Goal of the exercise: Find and copy lines holding "matplotlib".

[Records with drawing code]
□ □ □ □

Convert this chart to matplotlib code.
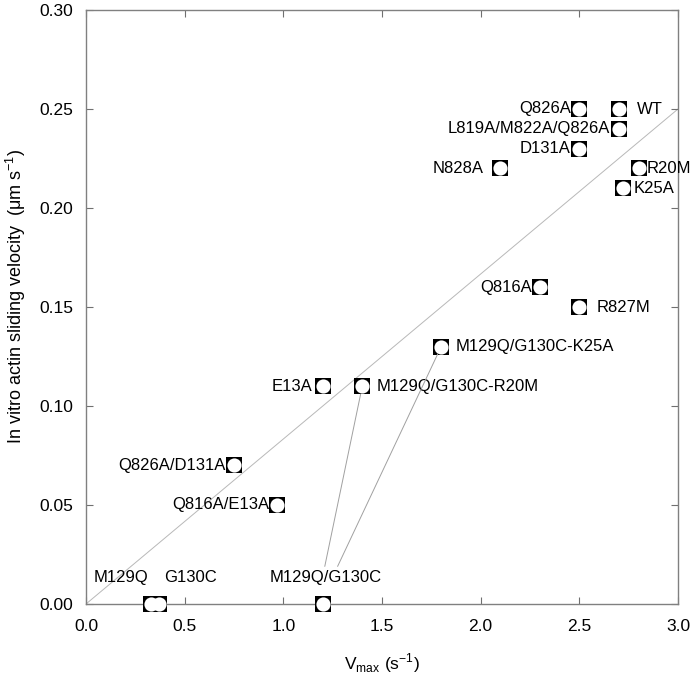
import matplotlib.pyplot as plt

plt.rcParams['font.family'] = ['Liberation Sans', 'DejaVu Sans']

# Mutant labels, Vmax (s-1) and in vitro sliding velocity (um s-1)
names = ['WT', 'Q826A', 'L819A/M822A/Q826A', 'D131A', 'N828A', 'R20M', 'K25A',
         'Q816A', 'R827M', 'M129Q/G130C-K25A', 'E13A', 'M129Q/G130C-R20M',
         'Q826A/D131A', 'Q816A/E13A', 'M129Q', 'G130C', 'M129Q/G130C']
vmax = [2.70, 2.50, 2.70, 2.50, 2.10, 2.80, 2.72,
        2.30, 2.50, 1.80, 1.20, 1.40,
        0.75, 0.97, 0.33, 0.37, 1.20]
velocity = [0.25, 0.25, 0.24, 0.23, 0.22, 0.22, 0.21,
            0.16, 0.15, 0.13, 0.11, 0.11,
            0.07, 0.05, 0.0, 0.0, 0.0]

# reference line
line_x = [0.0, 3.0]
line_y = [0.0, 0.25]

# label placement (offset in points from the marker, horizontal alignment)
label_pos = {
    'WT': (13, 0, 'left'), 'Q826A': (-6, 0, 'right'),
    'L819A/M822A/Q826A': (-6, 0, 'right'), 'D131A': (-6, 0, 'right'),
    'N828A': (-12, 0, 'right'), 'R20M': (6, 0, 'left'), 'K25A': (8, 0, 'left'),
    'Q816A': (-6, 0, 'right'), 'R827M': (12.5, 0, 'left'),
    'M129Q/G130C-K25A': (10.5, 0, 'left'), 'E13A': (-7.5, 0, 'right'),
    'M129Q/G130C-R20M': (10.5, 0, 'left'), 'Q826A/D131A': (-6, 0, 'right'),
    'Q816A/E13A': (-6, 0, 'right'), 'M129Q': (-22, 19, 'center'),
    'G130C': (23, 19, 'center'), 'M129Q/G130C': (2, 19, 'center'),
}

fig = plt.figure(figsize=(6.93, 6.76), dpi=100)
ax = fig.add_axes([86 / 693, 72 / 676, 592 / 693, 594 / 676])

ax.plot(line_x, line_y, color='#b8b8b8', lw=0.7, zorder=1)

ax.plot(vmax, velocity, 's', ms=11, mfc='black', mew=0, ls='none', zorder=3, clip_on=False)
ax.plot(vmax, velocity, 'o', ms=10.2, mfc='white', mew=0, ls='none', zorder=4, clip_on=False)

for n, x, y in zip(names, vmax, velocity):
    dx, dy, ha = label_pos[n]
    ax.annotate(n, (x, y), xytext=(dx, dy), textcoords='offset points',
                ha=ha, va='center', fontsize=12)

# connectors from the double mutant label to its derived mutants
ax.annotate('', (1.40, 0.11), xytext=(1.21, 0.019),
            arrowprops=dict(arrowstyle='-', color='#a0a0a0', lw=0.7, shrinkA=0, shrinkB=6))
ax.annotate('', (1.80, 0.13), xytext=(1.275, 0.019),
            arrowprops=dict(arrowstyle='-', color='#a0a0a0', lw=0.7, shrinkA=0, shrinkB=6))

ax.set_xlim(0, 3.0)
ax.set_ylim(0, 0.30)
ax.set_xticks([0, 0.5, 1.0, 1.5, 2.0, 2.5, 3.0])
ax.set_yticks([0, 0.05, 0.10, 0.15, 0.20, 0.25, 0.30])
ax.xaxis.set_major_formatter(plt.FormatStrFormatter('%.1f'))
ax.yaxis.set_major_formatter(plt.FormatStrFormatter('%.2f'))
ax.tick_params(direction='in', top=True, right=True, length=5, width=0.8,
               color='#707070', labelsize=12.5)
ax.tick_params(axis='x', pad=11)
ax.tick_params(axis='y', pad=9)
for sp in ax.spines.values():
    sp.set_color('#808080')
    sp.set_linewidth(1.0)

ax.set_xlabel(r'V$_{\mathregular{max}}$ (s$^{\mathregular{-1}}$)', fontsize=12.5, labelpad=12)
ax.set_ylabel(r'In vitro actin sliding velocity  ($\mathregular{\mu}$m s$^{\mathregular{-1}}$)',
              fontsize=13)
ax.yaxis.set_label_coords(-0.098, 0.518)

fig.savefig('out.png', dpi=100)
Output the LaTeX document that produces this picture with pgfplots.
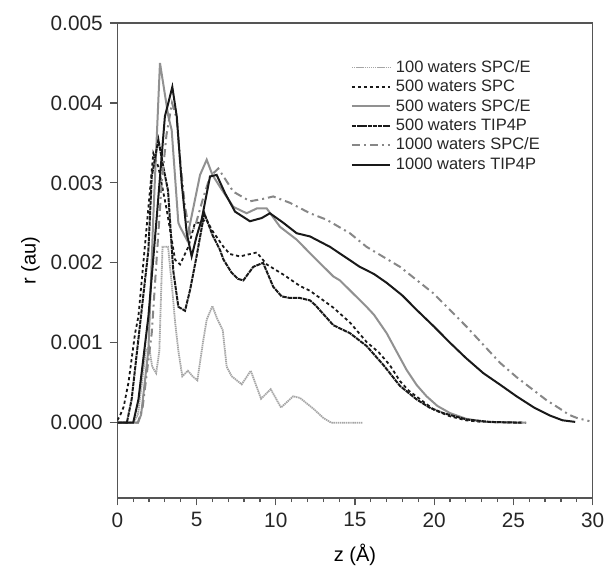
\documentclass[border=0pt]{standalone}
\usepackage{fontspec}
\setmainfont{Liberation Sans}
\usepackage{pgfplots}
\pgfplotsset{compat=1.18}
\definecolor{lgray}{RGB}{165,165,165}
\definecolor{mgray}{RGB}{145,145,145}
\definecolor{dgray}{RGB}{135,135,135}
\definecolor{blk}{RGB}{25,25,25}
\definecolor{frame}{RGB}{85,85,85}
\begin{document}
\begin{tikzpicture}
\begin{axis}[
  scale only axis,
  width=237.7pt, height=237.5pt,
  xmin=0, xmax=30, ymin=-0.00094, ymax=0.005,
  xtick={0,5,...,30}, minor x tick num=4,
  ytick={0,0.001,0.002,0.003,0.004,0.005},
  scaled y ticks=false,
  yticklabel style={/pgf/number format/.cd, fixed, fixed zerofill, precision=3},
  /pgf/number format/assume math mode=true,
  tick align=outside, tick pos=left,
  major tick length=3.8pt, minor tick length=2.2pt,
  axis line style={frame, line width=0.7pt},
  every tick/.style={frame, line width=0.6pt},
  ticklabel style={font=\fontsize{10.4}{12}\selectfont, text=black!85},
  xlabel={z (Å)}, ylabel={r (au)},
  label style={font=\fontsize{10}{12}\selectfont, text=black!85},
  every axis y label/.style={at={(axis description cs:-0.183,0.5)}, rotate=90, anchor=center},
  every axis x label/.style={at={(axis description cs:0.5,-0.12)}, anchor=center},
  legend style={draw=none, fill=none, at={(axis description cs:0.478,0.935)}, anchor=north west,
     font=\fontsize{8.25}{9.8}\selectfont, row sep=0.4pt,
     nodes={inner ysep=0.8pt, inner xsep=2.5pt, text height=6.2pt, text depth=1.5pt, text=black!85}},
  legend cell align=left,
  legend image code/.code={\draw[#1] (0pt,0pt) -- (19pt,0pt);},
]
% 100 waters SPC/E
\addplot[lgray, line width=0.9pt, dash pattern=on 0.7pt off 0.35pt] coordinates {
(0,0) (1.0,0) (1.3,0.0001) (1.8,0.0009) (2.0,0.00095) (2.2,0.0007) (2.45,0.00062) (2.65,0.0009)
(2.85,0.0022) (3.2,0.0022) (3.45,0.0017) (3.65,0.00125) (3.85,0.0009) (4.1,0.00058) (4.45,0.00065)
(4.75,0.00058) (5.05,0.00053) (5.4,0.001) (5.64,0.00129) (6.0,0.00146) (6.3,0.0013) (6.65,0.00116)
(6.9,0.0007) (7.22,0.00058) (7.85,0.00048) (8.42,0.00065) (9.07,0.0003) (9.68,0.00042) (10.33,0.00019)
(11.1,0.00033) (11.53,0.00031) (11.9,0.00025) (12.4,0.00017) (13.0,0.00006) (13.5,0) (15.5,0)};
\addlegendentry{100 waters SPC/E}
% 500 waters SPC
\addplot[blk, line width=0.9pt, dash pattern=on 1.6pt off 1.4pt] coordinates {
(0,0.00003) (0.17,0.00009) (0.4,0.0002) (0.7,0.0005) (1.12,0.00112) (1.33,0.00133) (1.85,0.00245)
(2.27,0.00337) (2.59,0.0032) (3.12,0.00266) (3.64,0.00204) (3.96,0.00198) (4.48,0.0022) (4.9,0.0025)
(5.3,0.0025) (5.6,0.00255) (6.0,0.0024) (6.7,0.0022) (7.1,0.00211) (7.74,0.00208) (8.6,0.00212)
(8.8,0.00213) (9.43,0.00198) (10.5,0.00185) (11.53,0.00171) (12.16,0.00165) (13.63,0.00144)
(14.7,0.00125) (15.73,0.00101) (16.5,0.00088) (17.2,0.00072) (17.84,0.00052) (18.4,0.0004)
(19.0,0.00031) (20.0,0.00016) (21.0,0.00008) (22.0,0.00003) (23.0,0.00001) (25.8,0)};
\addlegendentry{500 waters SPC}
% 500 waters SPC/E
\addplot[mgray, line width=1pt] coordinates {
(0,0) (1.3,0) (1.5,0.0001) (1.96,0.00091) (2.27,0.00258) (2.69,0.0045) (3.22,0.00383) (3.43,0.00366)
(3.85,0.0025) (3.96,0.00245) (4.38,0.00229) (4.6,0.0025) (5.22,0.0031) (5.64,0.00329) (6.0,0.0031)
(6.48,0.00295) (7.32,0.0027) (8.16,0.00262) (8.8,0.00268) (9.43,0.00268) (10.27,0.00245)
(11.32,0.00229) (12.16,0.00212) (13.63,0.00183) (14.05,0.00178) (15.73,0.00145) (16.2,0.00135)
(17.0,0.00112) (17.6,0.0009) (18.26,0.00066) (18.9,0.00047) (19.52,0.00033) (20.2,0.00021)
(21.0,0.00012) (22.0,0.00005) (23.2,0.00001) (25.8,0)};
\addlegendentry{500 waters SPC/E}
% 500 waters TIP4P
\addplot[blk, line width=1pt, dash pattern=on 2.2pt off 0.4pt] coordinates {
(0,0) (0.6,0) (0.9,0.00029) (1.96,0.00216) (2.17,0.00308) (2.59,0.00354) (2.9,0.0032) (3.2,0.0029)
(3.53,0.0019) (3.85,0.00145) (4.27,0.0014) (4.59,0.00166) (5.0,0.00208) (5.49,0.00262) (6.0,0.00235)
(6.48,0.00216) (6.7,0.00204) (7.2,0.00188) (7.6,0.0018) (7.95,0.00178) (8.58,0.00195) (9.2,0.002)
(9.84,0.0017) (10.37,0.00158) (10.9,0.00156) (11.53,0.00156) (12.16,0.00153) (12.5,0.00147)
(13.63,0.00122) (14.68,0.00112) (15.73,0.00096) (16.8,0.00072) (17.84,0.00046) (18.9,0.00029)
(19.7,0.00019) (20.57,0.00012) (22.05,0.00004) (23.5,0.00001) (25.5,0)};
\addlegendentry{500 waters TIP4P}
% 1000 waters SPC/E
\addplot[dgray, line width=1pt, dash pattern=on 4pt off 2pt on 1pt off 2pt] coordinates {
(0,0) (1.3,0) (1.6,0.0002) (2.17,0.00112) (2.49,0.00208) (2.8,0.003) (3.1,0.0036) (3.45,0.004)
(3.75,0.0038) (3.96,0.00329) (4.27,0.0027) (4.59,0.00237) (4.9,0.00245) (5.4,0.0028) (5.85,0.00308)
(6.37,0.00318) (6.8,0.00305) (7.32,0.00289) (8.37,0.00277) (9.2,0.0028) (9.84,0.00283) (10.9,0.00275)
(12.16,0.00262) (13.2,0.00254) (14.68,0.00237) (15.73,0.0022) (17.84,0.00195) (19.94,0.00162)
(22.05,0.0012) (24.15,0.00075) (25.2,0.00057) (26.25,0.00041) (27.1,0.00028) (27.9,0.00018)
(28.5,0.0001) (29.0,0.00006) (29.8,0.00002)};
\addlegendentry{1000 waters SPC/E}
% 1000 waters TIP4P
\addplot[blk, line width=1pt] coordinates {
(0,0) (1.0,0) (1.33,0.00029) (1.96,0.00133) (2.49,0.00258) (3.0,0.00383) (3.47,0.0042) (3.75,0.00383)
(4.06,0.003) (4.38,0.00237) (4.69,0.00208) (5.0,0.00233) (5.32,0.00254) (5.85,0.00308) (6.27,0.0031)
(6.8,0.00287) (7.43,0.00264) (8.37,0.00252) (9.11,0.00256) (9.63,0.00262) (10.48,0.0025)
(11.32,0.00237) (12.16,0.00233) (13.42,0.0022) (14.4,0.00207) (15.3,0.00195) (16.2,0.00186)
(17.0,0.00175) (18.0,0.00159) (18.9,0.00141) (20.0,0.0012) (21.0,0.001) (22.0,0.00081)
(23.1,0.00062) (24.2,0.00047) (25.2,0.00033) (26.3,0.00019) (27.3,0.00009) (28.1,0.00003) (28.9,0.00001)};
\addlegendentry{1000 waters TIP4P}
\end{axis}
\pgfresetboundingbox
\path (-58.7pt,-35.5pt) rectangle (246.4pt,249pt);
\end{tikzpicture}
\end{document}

□ □ □ □

Full response:
Convert this chart to matplotlib code.
import matplotlib.pyplot as plt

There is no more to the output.